A estas actividades domingueras se sumaban, religiosamente, los demás integrantes de la célula…

No cabe duda de que era una prédica tan efectiva y exigente como la de cualquier misionero.

Igual método usábamos en los sectores obreros y liceos, dos días, a las 6:00 de la mañana estábamos en La Yaguara o en Catia, armados con los folletines de Marta Harneker, y un periódico, de orientación obrera, cuyo nombre evocaba el tenaz afán de las termitas.

Intentábamos formar círculos de estudios y sindicatos.

En esta última actividad con frecuencia encontrábamos, vestidos con bragas de un blanco impecable, al grupo de un economista que hoy asesora a la candidata opositora.

De este barrio recuerdo a Rafael Parra, a quien vimos caer, caer del verbo morir, un Primero de Mayo en una manifestación en el barrio El Observatorio.

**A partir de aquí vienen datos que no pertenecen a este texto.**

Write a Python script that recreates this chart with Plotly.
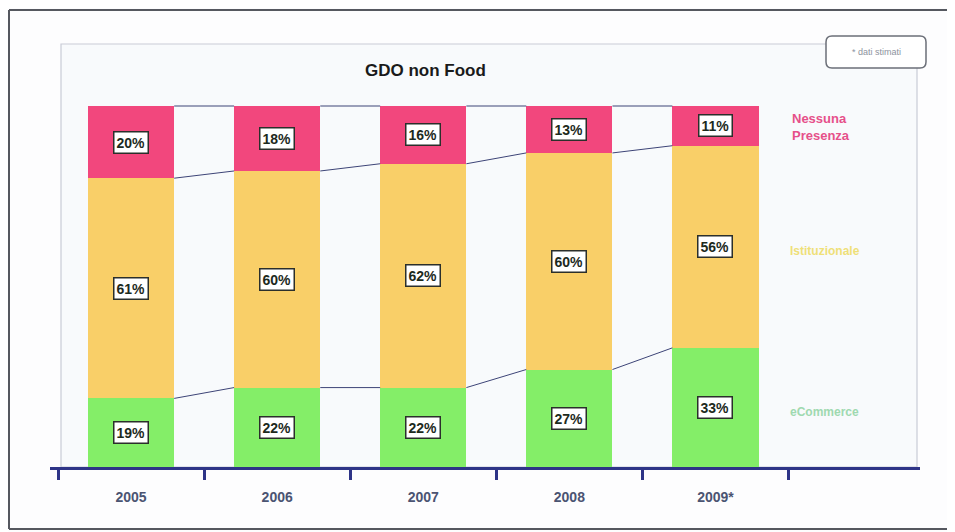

Bien o mal, no juzgo la actuación, pero sí reconozco la honestidad, el valor y el sacrificio con que se hacía.

Y entonces… ¿Qué pasó con esa revolución, con el sueño, la utopía liberadora?

¿Qué pasó?, ¿cuál fue la revolución que hicieron?

¿En qué momento el poder y la divisa imperialista sustituyeron a los libros, la música, la justicia, la ética y la moral revolucionaria?

Los predicadores ofrecíamos la redención gratis, el Mesías y sus apóstoles, inflaron tanto la factura, que dejaron al pueblo sin esperanzas.

Ahora, los mismos de antes, ofrecen la libertad.

La libertad del mercado, sin bolsas CLAP y sin bonos de guerra.

¿Permitirá la historia, en su terca sucesión de ciclos, el renacimiento de la utopía? ¿O serán los de esta generación sus verdugos definitivos?